Physical Layer Security in Millimeter Wave SWIPT UAV-Based Relay Networks

Millimeter-wave (mmWave) communication is the rising technology for simultaneous wireless information and power transfer (SWIPT) unmanned aerial vehicle (UAV)-based relay networks for the abundant bandwidth and short wavelength. However, the secrecy performance of mmWave SWIPT UAV-based relay systems has not been investigated so far. In this paper, we consider secure transmissions of mmWave SWIPT UAV-based relay systems in the presence of multiple independent homogeneous Poisson point process (HPPP) eavesdroppers.
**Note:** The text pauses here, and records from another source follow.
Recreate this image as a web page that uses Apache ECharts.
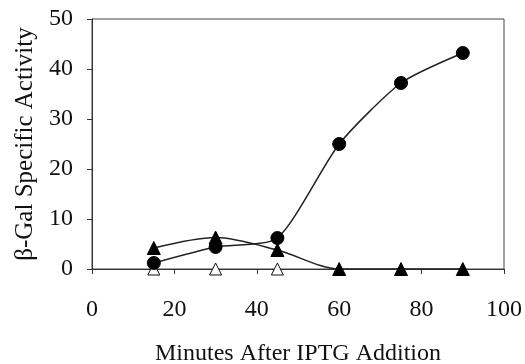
<!DOCTYPE html>
<html><head><meta charset="utf-8">
<script src="https://cdn.jsdelivr.net/npm/echarts@6/dist/echarts.min.js"></script>
<style>html,body{margin:0;padding:0;background:#fff}#c{width:525px;height:364px}</style>
</head><body><div id="c"></div>
<script>
const minutes = [15, 30, 45, 60, 75, 90];
const circleValues = [1.2, 4.4, 6.2, 25, 37.2, 43.2];
const filledTriangleValues = [4.2, 6.3, 3.8, 0, 0, 0];
const openTriangleMinutes = [15, 30, 45];
const openTriangleValues = [0, 0, 0];
const xTicks = [0, 20, 40, 60, 80, 100];
const yTicks = [0, 10, 20, 30, 40, 50];

const pair = (xs, ys) => xs.map((x, i) => [x, ys[i]]);
const font = 'Liberation Serif';
const chart = echarts.init(document.getElementById('c'), null, {renderer: 'canvas'});
chart.setOption({
  animation: false,
  backgroundColor: '#fff',
  grid: {left: 92, right: 21, top: 19, bottom: 95, show: true, borderColor: '#444', borderWidth: 1,
         containLabel: false, outerBoundsMode: 'none'},
  xAxis: {
    type: 'value', min: xTicks[0], max: xTicks[xTicks.length - 1], interval: 20,
    name: 'Minutes After IPTG Addition', nameLocation: 'middle', nameGap: 73,
    nameTextStyle: {fontFamily: font, fontSize: 24, color: '#111'},
    axisLine: {show: true, lineStyle: {color: '#333', width: 1}},
    axisTick: {show: true, inside: false, length: 5, lineStyle: {color: '#333'}},
    axisLabel: {fontFamily: font, fontSize: 24, color: '#111', margin: 29},
    splitLine: {show: false}
  },
  yAxis: {
    type: 'value', min: yTicks[0], max: yTicks[yTicks.length - 1], interval: 10,
    name: 'β-Gal Specific Activity', nameLocation: 'middle', nameGap: 48,
    nameTextStyle: {fontFamily: font, fontSize: 25, color: '#111'},
    axisLine: {show: true, lineStyle: {color: '#333', width: 1}},
    axisTick: {show: true, inside: false, length: 5, lineStyle: {color: '#333'}},
    axisLabel: {fontFamily: font, fontSize: 24, color: '#111', margin: 19},
    splitLine: {show: false}
  },
  series: [
    {
      type: 'line', data: pair(openTriangleMinutes, openTriangleValues),
      symbol: 'triangle', symbolSize: 12, lineStyle: {width: 0, opacity: 0},
      itemStyle: {color: '#fff', borderColor: '#111', borderWidth: 1}, z: 1
    },
    {
      type: 'line', data: pair(minutes, filledTriangleValues), smooth: 0.3,
      symbol: 'triangle', symbolSize: 13, showAllSymbol: true,
      lineStyle: {color: '#222', width: 1.5},
      itemStyle: {color: '#000', borderColor: '#000'}, z: 2
    },
    {
      type: 'line', data: pair(minutes, circleValues), smooth: 0.22,
      symbol: 'circle', symbolSize: 13, showAllSymbol: true,
      lineStyle: {color: '#222', width: 1.5},
      itemStyle: {color: '#000', borderColor: '#000'}, z: 3
    }
  ]
});
</script></body></html>
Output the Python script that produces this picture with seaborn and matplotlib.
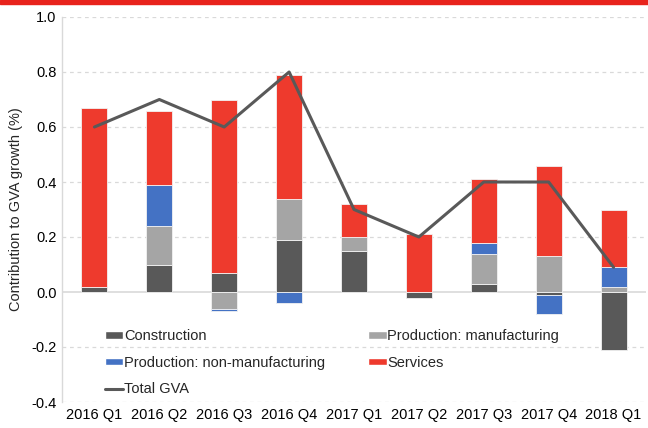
import numpy as np
import pandas as pd
import matplotlib
matplotlib.use("Agg")
import matplotlib.pyplot as plt
from matplotlib.patches import Rectangle, Patch
from matplotlib.lines import Line2D
import seaborn as sns

quarters = ["2016 Q1", "2016 Q2", "2016 Q3", "2016 Q4", "2017 Q1",
            "2017 Q2", "2017 Q3", "2017 Q4", "2018 Q1"]
construction = [0.02, 0.10, 0.07, 0.19, 0.15, -0.02, 0.03, -0.01, -0.21]
manufacturing = [0.00, 0.14, -0.06, 0.15, 0.05, 0.00, 0.11, 0.13, 0.02]
non_manufacturing = [0.00, 0.15, -0.01, -0.04, 0.00, 0.00, 0.04, -0.07, 0.07]
services = [0.65, 0.27, 0.63, 0.45, 0.12, 0.21, 0.23, 0.33, 0.21]
total_gva = [0.6, 0.7, 0.6, 0.8, 0.3, 0.2, 0.4, 0.4, 0.09]

series = [
    ("Construction", construction, "#595959"),
    ("Production: manufacturing", manufacturing, "#A5A5A5"),
    ("Production: non-manufacturing", non_manufacturing, "#4472C4"),
    ("Services", services, "#EE3A2D"),
]

sns.set_theme(style="white")
plt.rcParams["font.family"] = ["Liberation Sans", "DejaVu Sans"]

fig = plt.figure(figsize=(6.48, 4.28), dpi=100)
ax = fig.add_axes([62 / 648, 1 - 402 / 428, 584 / 648, 385 / 428])

pos_bottom = np.zeros(len(quarters))
neg_bottom = np.zeros(len(quarters))
for name, vals, col in series:
    v = np.array(vals, dtype=float)
    bottom = np.where(v >= 0, pos_bottom, neg_bottom)
    df = pd.DataFrame({"q": quarters, "v": v})
    sns.barplot(data=df, x="q", y="v", bottom=bottom, color=col, width=0.4,
                saturation=1, ax=ax, edgecolor="#F2F2F2", linewidth=0.6,
                zorder=3)
    pos_bottom = pos_bottom + np.where(v >= 0, v, 0)
    neg_bottom = neg_bottom + np.where(v < 0, v, 0)

sns.lineplot(x=np.arange(len(quarters)), y=total_gva, color="#595959",
             linewidth=2.2, ax=ax, zorder=4)

ax.set_xlim(-0.5, len(quarters) - 0.5)
ax.set_ylim(-0.4, 1.0)
ax.set_yticks(np.arange(-0.4, 1.01, 0.2))
ax.set_yticklabels([f"{t:.1f}" for t in np.arange(-0.4, 1.01, 0.2)])
ax.set_xticks(range(len(quarters)))
ax.set_xticklabels(quarters)
ax.tick_params(axis="both", labelsize=10.5, colors="#000000", length=0, pad=4)
ax.set_xlabel("")
ax.set_ylabel("Contribution to GVA growth (%)", fontsize=10.5, labelpad=6)

for y in np.arange(-0.4, 1.01, 0.2):
    if abs(y) < 1e-9:
        ax.axhline(0, color="#D9D9D9", linewidth=1.2, zorder=2)
    else:
        ax.axhline(y, color="#D9D9D9", linewidth=0.9, linestyle=(0, (3, 3)), zorder=1)

for s in ["top", "right", "bottom"]:
    ax.spines[s].set_visible(False)
ax.spines["left"].set_color("#D9D9D9")
ax.spines["left"].set_linewidth(1.0)

handles = [
    Patch(facecolor="#595959", label="Construction"),
    Patch(facecolor="#4472C4", label="Production: non-manufacturing"),
    Line2D([0], [0], color="#595959", linewidth=2.2, label="Total GVA"),
    Patch(facecolor="#A5A5A5", label="Production: manufacturing"),
    Patch(facecolor="#EE3A2D", label="Services"),
]
ax.legend(handles=handles, ncol=2, loc="lower left",
          bbox_to_anchor=(0.064, 0.0), frameon=False, fontsize=10.5,
          handlelength=1.25, handleheight=0.45, handletextpad=0.05,
          columnspacing=2.95, labelspacing=0.85, borderaxespad=0)

fig.add_artist(Rectangle((0, 1 - 4 / 428), 1, 4 / 428, transform=fig.transFigure,
                         color="#E8231C", zorder=10))

fig.savefig("out.png", dpi=100)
Different from most existing works considering a free-space path loss model, the air-to-ground channels are modeled as Nakagami-m small-scale fading, and the effects of blockage to mmWave links on the ground and the 3D antenna gain model are considered. The closed-form expressions of the average achievable secrecy rate and energy coverage probability for amplify-and-forward (AF) and decode-and-forward (DF) relay protocols under power splitting (PS) SWIPT policy are derived to reveal the impact of various parameters on system performance. The simulation results show that there is the optimal UAV position to maximize the secrecy rate and the optimal position is closer to the node whose transmit power is relatively small. Furthermore, different carrier frequencies are suitable for different eavesdropping node density.